Technologieoffenheit

Wie wichtig dieser Gedanke ist, zeigt sich im Übrigen sehr gut am Beispiel der Nahwärmenetze. Bene Müller, Vorstand von solarcomplex, einem Unternehmen, dass aktuell 18 regenerative Wärmenetze betreibt, betonte, dass diese Wärmenetze schon deshalb zukunftsfest seien, weil sie technologieoffen ausgeführt werden. Je nach Gegebenheit und möglichen Entwicklungen können sie mit der unterschiedlichsten Wärmezufuhr betrieben werde. Neben der großen Solarthermie können sie mithilfe von Bioenergie, Großwärmepumpen, industrieller Abwärme, Umweltwärme, Geothermie, H2-Brennstoffzellen oder auch Überschüssen aus dem Stromnetz versorgt werden. Auch ist es möglich, diese Wärmeträger bei Bedarf zu ändern und zu kombinieren. Warum das in Wohngebäuden nicht ebenso sinnvoll sein soll und bestimmte Technologien präferiert werden, erschließt sich noch nicht so ganz.

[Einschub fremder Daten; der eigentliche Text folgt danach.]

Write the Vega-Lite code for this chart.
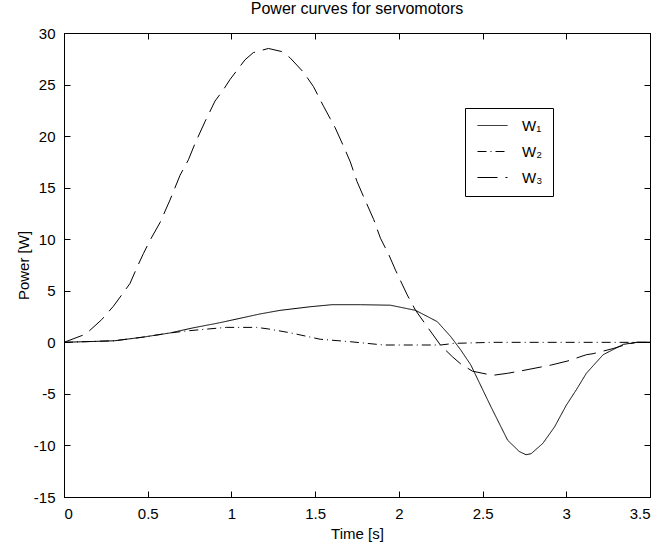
{
  "$schema": "https://vega.github.io/schema/vega-lite/v6.json",
  "width": 586,
  "height": 464,
  "autosize": "none",
  "padding": {"left": 64, "top": 33, "right": 15, "bottom": 53},
  "background": "white",
  "title": {"text": "Power curves for servomotors", "font": "Liberation Sans", "fontSize": 16, "fontWeight": "normal", "color": "black", "offset": 9, "anchor": "middle"},
  "config": {
    "view": {"stroke": "black", "strokeWidth": 1},
    "axis": {"grid": false, "domainColor": "black", "tickColor": "black", "tickSize": -6, "labelFont": "Liberation Sans", "labelFontSize": 15, "labelColor": "black", "titleFont": "Liberation Sans", "titleFontSize": 15, "titleFontWeight": "normal", "titleColor": "black", "labelPadding": 15},
    "legend": {"orient": "none", "legendX": 401, "legendY": 75, "symbolType": "M-1,0H5", "symbolSize": 100, "symbolStrokeColor": "black", "symbolStrokeWidth": 1, "labelFont": "Liberation Sans", "labelFontSize": 15, "labelColor": "black", "strokeColor": "black", "fillColor": "white", "padding": 10, "rowPadding": 10, "labelOffset": 32}
  },
  "data": {"values": [
    {"t": 0, "p": 0, "s": "W₁"},
    {"t": 0.3, "p": 0.15, "s": "W₁"},
    {"t": 0.47, "p": 0.5, "s": "W₁"},
    {"t": 0.63, "p": 0.9, "s": "W₁"},
    {"t": 0.77, "p": 1.4, "s": "W₁"},
    {"t": 0.93, "p": 1.9, "s": "W₁"},
    {"t": 1.17, "p": 2.75, "s": "W₁"},
    {"t": 1.29, "p": 3.1, "s": "W₁"},
    {"t": 1.47, "p": 3.45, "s": "W₁"},
    {"t": 1.6, "p": 3.65, "s": "W₁"},
    {"t": 1.77, "p": 3.65, "s": "W₁"},
    {"t": 1.95, "p": 3.6, "s": "W₁"},
    {"t": 2.1, "p": 3.1, "s": "W₁"},
    {"t": 2.23, "p": 2.0, "s": "W₁"},
    {"t": 2.31, "p": 0.55, "s": "W₁"},
    {"t": 2.37, "p": -0.75, "s": "W₁"},
    {"t": 2.43, "p": -2.2, "s": "W₁"},
    {"t": 2.55, "p": -6.25, "s": "W₁"},
    {"t": 2.65, "p": -9.5, "s": "W₁"},
    {"t": 2.72, "p": -10.6, "s": "W₁"},
    {"t": 2.76, "p": -10.9, "s": "W₁"},
    {"t": 2.79, "p": -10.8, "s": "W₁"},
    {"t": 2.86, "p": -9.8, "s": "W₁"},
    {"t": 2.93, "p": -8.2, "s": "W₁"},
    {"t": 3.0, "p": -6.1, "s": "W₁"},
    {"t": 3.06, "p": -4.6, "s": "W₁"},
    {"t": 3.12, "p": -3.0, "s": "W₁"},
    {"t": 3.22, "p": -1.2, "s": "W₁"},
    {"t": 3.34, "p": -0.2, "s": "W₁"},
    {"t": 3.42, "p": 0, "s": "W₁"},
    {"t": 3.5, "p": 0, "s": "W₁"},
    {"t": 0, "p": 0, "s": "W₂"},
    {"t": 0.3, "p": 0.15, "s": "W₂"},
    {"t": 0.47, "p": 0.5, "s": "W₂"},
    {"t": 0.63, "p": 0.9, "s": "W₂"},
    {"t": 0.73, "p": 1.1, "s": "W₂"},
    {"t": 0.83, "p": 1.25, "s": "W₂"},
    {"t": 0.97, "p": 1.45, "s": "W₂"},
    {"t": 1.15, "p": 1.45, "s": "W₂"},
    {"t": 1.22, "p": 1.3, "s": "W₂"},
    {"t": 1.35, "p": 0.93, "s": "W₂"},
    {"t": 1.53, "p": 0.3, "s": "W₂"},
    {"t": 1.71, "p": 0.06, "s": "W₂"},
    {"t": 1.81, "p": -0.1, "s": "W₂"},
    {"t": 1.91, "p": -0.26, "s": "W₂"},
    {"t": 2.25, "p": -0.26, "s": "W₂"},
    {"t": 2.33, "p": -0.1, "s": "W₂"},
    {"t": 2.56, "p": 0, "s": "W₂"},
    {"t": 3.5, "p": 0, "s": "W₂"},
    {"t": 0, "p": 0, "s": "W₃"},
    {"t": 0.13, "p": 0.8, "s": "W₃"},
    {"t": 0.225, "p": 2.2, "s": "W₃"},
    {"t": 0.295, "p": 3.5, "s": "W₃"},
    {"t": 0.394, "p": 5.7, "s": "W₃"},
    {"t": 0.434, "p": 7.2, "s": "W₃"},
    {"t": 0.474, "p": 8.6, "s": "W₃"},
    {"t": 0.514, "p": 9.9, "s": "W₃"},
    {"t": 0.573, "p": 11.6, "s": "W₃"},
    {"t": 0.633, "p": 13.8, "s": "W₃"},
    {"t": 0.693, "p": 16.2, "s": "W₃"},
    {"t": 0.743, "p": 17.7, "s": "W₃"},
    {"t": 0.783, "p": 19.3, "s": "W₃"},
    {"t": 0.842, "p": 21.4, "s": "W₃"},
    {"t": 0.902, "p": 23.4, "s": "W₃"},
    {"t": 0.952, "p": 24.5, "s": "W₃"},
    {"t": 0.992, "p": 25.5, "s": "W₃"},
    {"t": 1.081, "p": 27.4, "s": "W₃"},
    {"t": 1.131, "p": 28.1, "s": "W₃"},
    {"t": 1.221, "p": 28.5, "s": "W₃"},
    {"t": 1.3, "p": 28.2, "s": "W₃"},
    {"t": 1.35, "p": 27.6, "s": "W₃"},
    {"t": 1.43, "p": 26.2, "s": "W₃"},
    {"t": 1.49, "p": 24.8, "s": "W₃"},
    {"t": 1.55, "p": 22.9, "s": "W₃"},
    {"t": 1.59, "p": 21.7, "s": "W₃"},
    {"t": 1.62, "p": 20.8, "s": "W₃"},
    {"t": 1.67, "p": 19.0, "s": "W₃"},
    {"t": 1.71, "p": 17.5, "s": "W₃"},
    {"t": 1.75, "p": 15.6, "s": "W₃"},
    {"t": 1.79, "p": 14.1, "s": "W₃"},
    {"t": 1.85, "p": 11.9, "s": "W₃"},
    {"t": 1.89, "p": 10.1, "s": "W₃"},
    {"t": 1.94, "p": 8.5, "s": "W₃"},
    {"t": 1.98, "p": 7.0, "s": "W₃"},
    {"t": 2.05, "p": 4.6, "s": "W₃"},
    {"t": 2.1, "p": 3.1, "s": "W₃"},
    {"t": 2.17, "p": 1.5, "s": "W₃"},
    {"t": 2.25, "p": -0.3, "s": "W₃"},
    {"t": 2.32, "p": -1.4, "s": "W₃"},
    {"t": 2.37, "p": -2.1, "s": "W₃"},
    {"t": 2.44, "p": -2.8, "s": "W₃"},
    {"t": 2.56, "p": -3.2, "s": "W₃"},
    {"t": 2.65, "p": -3.0, "s": "W₃"},
    {"t": 2.72, "p": -2.8, "s": "W₃"},
    {"t": 2.91, "p": -2.2, "s": "W₃"},
    {"t": 3.01, "p": -1.8, "s": "W₃"},
    {"t": 3.12, "p": -1.2, "s": "W₃"},
    {"t": 3.16, "p": -1.1, "s": "W₃"},
    {"t": 3.28, "p": -0.6, "s": "W₃"},
    {"t": 3.36, "p": -0.2, "s": "W₃"},
    {"t": 3.42, "p": 0, "s": "W₃"},
    {"t": 3.5, "p": 0, "s": "W₃"}
  ]},
  "layer": [
    {
      "mark": {"type": "line", "color": "black", "strokeWidth": 1, "clip": true},
      "encoding": {
        "x": {"field": "t", "type": "quantitative", "scale": {"domain": [0, 3.5], "nice": false, "zero": false},
              "axis": {"title": "Time [s]", "values": [0, 0.5, 1, 1.5, 2, 2.5, 3, 3.5], "labelExpr": "'' + datum.value", "titlePadding": 5}},
        "y": {"field": "p", "type": "quantitative", "scale": {"domain": [-15, 30], "nice": false, "zero": false},
              "axis": {"title": "Power [W]", "values": [-15, -10, -5, 0, 5, 10, 15, 20, 25, 30], "labelExpr": "'' + datum.value", "titlePadding": 2}},
        "strokeDash": {"field": "s", "type": "nominal",
                       "scale": {"domain": ["W₁", "W₂", "W₃"], "range": [[1, 0], [9, 4, 1, 4], [20, 8]]},
                       "legend": {"title": null, "labelExpr": "datum.label + '  '"}},
        "order": {"field": "t", "type": "quantitative"}
      }
    },
    {
      "mark": {"type": "line", "opacity": 0},
      "encoding": {
        "x": {"field": "t", "type": "quantitative", "scale": {"domain": [0, 3.5], "nice": false, "zero": false},
              "axis": {"orient": "top", "title": null, "labels": false, "values": [0, 0.5, 1, 1.5, 2, 2.5, 3, 3.5]}},
        "y": {"field": "p", "type": "quantitative", "scale": {"domain": [-15, 30], "nice": false, "zero": false},
              "axis": {"orient": "right", "title": null, "labels": false, "values": [-15, -10, -5, 0, 5, 10, 15, 20, 25, 30]}},
        "detail": {"field": "s", "type": "nominal"}
      }
    }
  ],
  "resolve": {"scale": {"x": "independent", "y": "independent"}}
}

Was bedeutet eigentlich Klimaneutralität?

Soll ein Gebäude klimaneutral mit Strom und Wärme versorgt werden, dann gilt es zu beachten, dass es viele Wege gibt, dies zu erreichen. Die meisten aktuell propagierten Berechnungen sind jedoch meist lediglich virtuell oder bilanziell. Eine reelle Klimaneutralität wird in den wenigsten Fällen angestrebt. Das rechneten Harald Drück vom Institut für Gebäudeenergetik, Thermotechnik und Energiespeicherung (IGTE) und Dominik Bestenlehner von Solar- und Wärmetechnik (SWT), beide aus Stuttgart, akribisch vor. Bei der virtuellen Klimaneutralität werden die verursachten CO2-Emissionen oder vielmehr CO2-Äquivalente über Zertifikate oder anderen Ausgleichsmaßnahmen kompensiert, vermieden werden sie jedoch keineswegs. Bei der bilanziellen Klimaneutralität erfolgt eine Kompensation innerhalb eines bestimmten Zeitraums, meist ist das ein Jahr. Bestes Beispiel: Bezieht ein Gebäude im Winter Strom aus dem Netz, ist es möglich, diesen mit produzierten Überschüssen aus dem Sommer zu verrechnen. Nahe an eine Klimaneutralität, so die beiden Referenten, kämen wir jedoch nur, wenn der Energiebedarf kontinuierlich – durch die lokal, d. h. innerhalb der betrachteten Systemgrenze, verfügbaren Energiequellen – gedeckt werden würde. Oder wie sie es formulierten: „Klimaneutralität bedeutet, dass wir nicht mehr CO2 freigeben, als die Natur im gleichen Zeitraum abbaut“. Das Ergebnis Ihrer Kalkulation: Nur auf Basis der Definition der reellen Klimaneutralität (etwa ein Bilanzzeitraum von 15 Minuten) ist eine globale Klimaneutralität erreichbar. Und nur bei der Verwendung dieses Ansatzes kann Solarthermie objektiv mit anderen Energieversorgungskonzepten verglichen werden.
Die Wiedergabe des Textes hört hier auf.